Researchers figure out how to correctly value bitcoin - and they say it is ‘substantially’ overvalued
Bitcoin’s actual level of support is four times less than it should be, they said - and there may be several months of volatility ahead
Given bitcoin’s meteoric rise in 2017, and persistent slump this year, it’s easy to wonder just how much the digital currency is really worth.
Researchers at ETH Zurich say they may have found an answer: Bitcoin’s value is based on the network of people who use it.
And they suspect that the currency is overvalued.
Researchers at the Swiss university were able to observe how the cryptocurrency’s value rises with participation.
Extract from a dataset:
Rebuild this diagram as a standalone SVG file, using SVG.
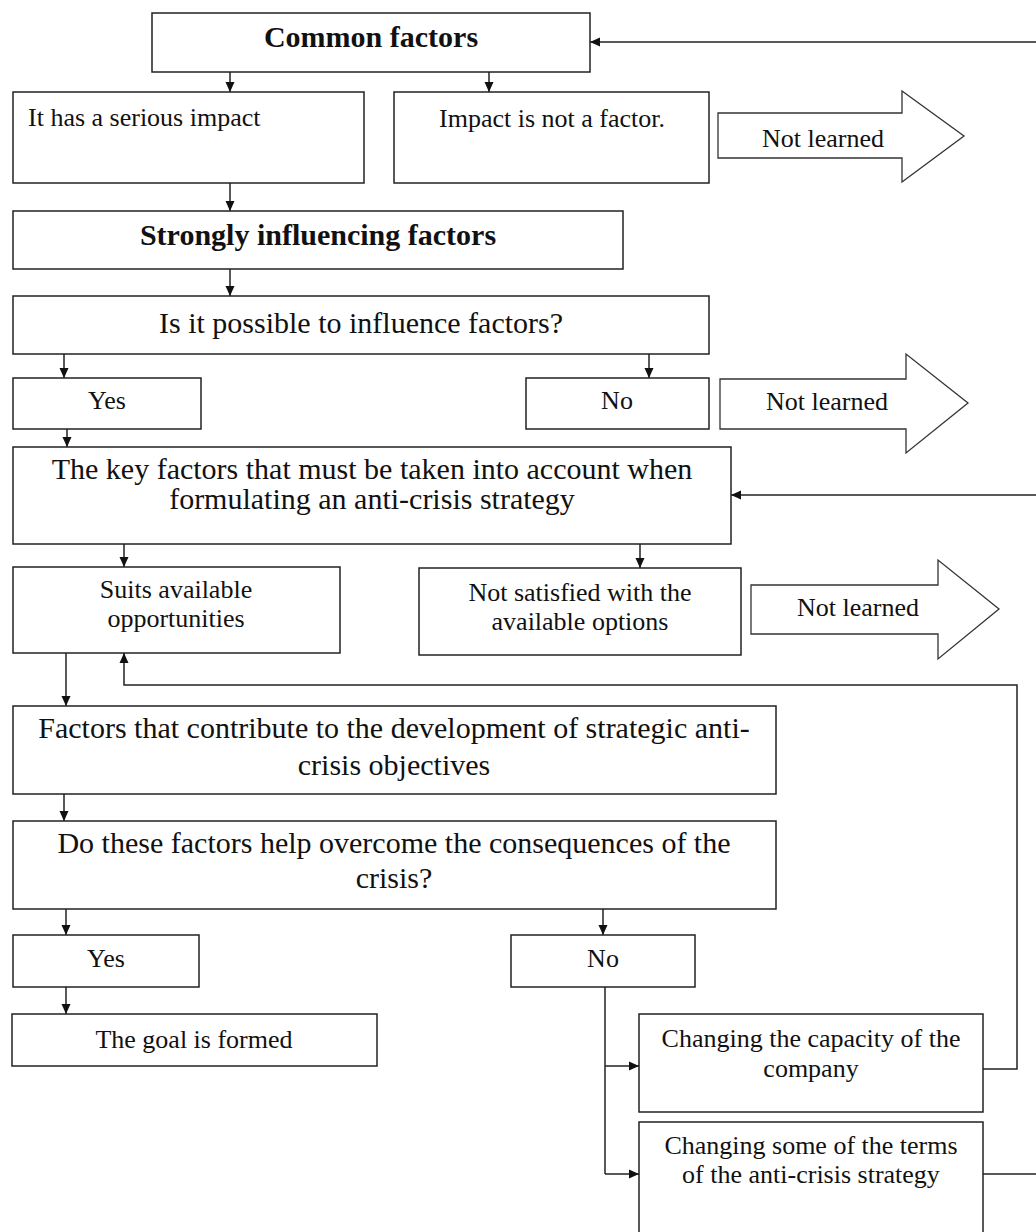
<svg xmlns="http://www.w3.org/2000/svg" width="1036" height="1232" viewBox="0 0 1036 1232">
<style>
.box{fill:#fff;stroke:#222;stroke-width:1.5}
.big{fill:#fff;stroke:#333;stroke-width:1.3}
.t{font-family:"Liberation Serif","Times New Roman",serif;font-size:26px;fill:#111}
.tl{font-family:"Liberation Serif","Times New Roman",serif;font-size:30px;fill:#111}
.tb{font-family:"Liberation Serif","Times New Roman",serif;font-size:30px;font-weight:bold;fill:#111}
.c{text-anchor:middle}
.ln{fill:none;stroke:#222;stroke-width:1.5}
</style>
<defs>
<marker id="ah" markerUnits="userSpaceOnUse" markerWidth="10" markerHeight="10" refX="10" refY="5" orient="auto">
<path d="M0,0.5 L10,5 L0,9.5 z" fill="#111"/>
</marker>
</defs>
<rect width="1036" height="1232" fill="#fff"/>
<g id="connectors">
<line class="ln" x1="230" y1="72" x2="230" y2="92" marker-end="url(#ah)"/>
<line class="ln" x1="489" y1="72" x2="489" y2="92" marker-end="url(#ah)"/>
<line class="ln" x1="1036" y1="42" x2="590" y2="42" marker-end="url(#ah)"/>
<line class="ln" x1="230" y1="183" x2="230" y2="211" marker-end="url(#ah)"/>
<line class="ln" x1="230" y1="269" x2="230" y2="296" marker-end="url(#ah)"/>
<line class="ln" x1="64" y1="354" x2="64" y2="378" marker-end="url(#ah)"/>
<line class="ln" x1="649" y1="354" x2="649" y2="378" marker-end="url(#ah)"/>
<line class="ln" x1="67" y1="429" x2="67" y2="447" marker-end="url(#ah)"/>
<line class="ln" x1="1036" y1="495" x2="731" y2="495" marker-end="url(#ah)"/>
<line class="ln" x1="124" y1="544" x2="124" y2="567" marker-end="url(#ah)"/>
<line class="ln" x1="640" y1="544" x2="640" y2="568" marker-end="url(#ah)"/>
<line class="ln" x1="66" y1="653" x2="66" y2="706" marker-end="url(#ah)"/>
<polyline class="ln" points="983,1069 1017,1069 1017,685 124,685 124,653" marker-end="url(#ah)"/>
<line class="ln" x1="64" y1="794" x2="64" y2="821" marker-end="url(#ah)"/>
<line class="ln" x1="66" y1="909" x2="66" y2="935" marker-end="url(#ah)"/>
<line class="ln" x1="603" y1="909" x2="603" y2="935" marker-end="url(#ah)"/>
<line class="ln" x1="66" y1="987" x2="66" y2="1014" marker-end="url(#ah)"/>
<line class="ln" x1="605" y1="987" x2="605" y2="1174"/>
<line class="ln" x1="605" y1="1066" x2="639" y2="1066" marker-end="url(#ah)"/>
<line class="ln" x1="605" y1="1174" x2="639" y2="1174" marker-end="url(#ah)"/>
<line class="ln" x1="983" y1="1174" x2="1036" y2="1174"/>
</g>
<g id="common"><rect class="box" x="152" y="13" width="438" height="59"/><text class="tb c" x="371" y="47">Common factors</text></g>
<g id="serious"><rect class="box" x="13" y="92" width="351" height="91"/><text class="t" x="28" y="126">It has a serious impact</text></g>
<g id="notfactor"><rect class="box" x="394" y="92" width="315" height="91"/><text class="t c" x="552" y="127">Impact is not a factor.</text></g>
<g id="notlearned1"><polygon class="big" points="718,113 902,113 902,91 964,136 902,182 902,158 718,158"/><text class="t c" x="823" y="147">Not learned</text></g>
<g id="strongly"><rect class="box" x="13" y="211" width="610" height="58"/><text class="tb c" x="318" y="245">Strongly influencing factors</text></g>
<g id="possible"><rect class="box" x="13" y="296" width="696" height="58"/><text class="tl c" x="361" y="333">Is it possible to influence factors?</text></g>
<g id="yes1"><rect class="box" x="13" y="378" width="188" height="51"/><text class="t c" x="107" y="409">Yes</text></g>
<g id="no1"><rect class="box" x="526" y="378" width="183" height="51"/><text class="t c" x="617" y="409">No</text></g>
<g id="notlearned2"><polygon class="big" points="720,379 906,379 906,354 968,403 906,453 906,429 720,429"/><text class="t c" x="827" y="410">Not learned</text></g>
<g id="key"><rect class="box" x="13" y="447" width="718" height="97"/><text class="tl c" x="372" y="479">The key factors that must be taken into account when</text><text class="tl c" x="372" y="509">formulating an anti-crisis strategy</text></g>
<g id="suits"><rect class="box" x="13" y="567" width="327" height="86"/><text class="t c" x="176" y="598">Suits available</text><text class="t c" x="176" y="627">opportunities</text></g>
<g id="notsatisfied"><rect class="box" x="419" y="568" width="322" height="87"/><text class="t c" x="580" y="601">Not satisfied with the</text><text class="t c" x="580" y="630">available options</text></g>
<g id="notlearned3"><polygon class="big" points="751,585 938,585 938,560 999,609 938,659 938,634 751,634"/><text class="t c" x="858" y="616">Not learned</text></g>
<g id="factors"><rect class="box" x="13" y="706" width="763" height="88"/><text class="tl c" x="394" y="738">Factors that contribute to the development of strategic anti-</text><text class="tl c" x="394" y="775">crisis objectives</text></g>
<g id="dothese"><rect class="box" x="13" y="821" width="763" height="88"/><text class="tl c" x="394" y="853">Do these factors help overcome the consequences of the</text><text class="tl c" x="394" y="888">crisis?</text></g>
<g id="yes2"><rect class="box" x="13" y="935" width="186" height="52"/><text class="t c" x="106" y="967">Yes</text></g>
<g id="no2"><rect class="box" x="511" y="935" width="184" height="52"/><text class="t c" x="603" y="967">No</text></g>
<g id="goal"><rect class="box" x="12" y="1014" width="365" height="52"/><text class="t c" x="194" y="1048">The goal is formed</text></g>
<g id="capacity"><rect class="box" x="639" y="1014" width="344" height="98"/><text class="t c" x="811" y="1047">Changing the capacity of the</text><text class="t c" x="811" y="1077">company</text></g>
<g id="terms"><rect class="box" x="639" y="1122" width="344" height="130"/><text class="t c" x="811" y="1154">Changing some of the terms</text><text class="t c" x="811" y="1183">of the anti-crisis strategy</text></g>
</svg>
They used a modified version of a model that assigns networks a value proportional to the square of the number of active users, and an equation that can capture how speculative bubbles evolve and grow.
Additionally, by pulling from past data, the researchers say they can now better track and spot potential future crashes.
On at least four different occasions – one each in 2011, 2012 and 2013 as well as, most recently, the end of 2017 – the model had determined that a fundamental value was heavily exceeded by bubbles that grew and burst.
Their analysis “indicates current support levels for the bitcoin market in the range of US$22-US$44 billion, at least four times less than the current level,” the researchers said, according to a March 29 MIT Technology Review article.
Currently, the bitcoin market looks a lot like it did the year following the Mt Gox trading system crash, according to the researchers.
All of this spells trouble, they concluded: “Our analysis identifies a substantial but not unprecedented overvaluation in the price of bitcoin, suggesting many months of volatile sideways bitcoin prices ahead.”
Bitcoin currently hovers at around US$7,000, having lost more than half its value this year.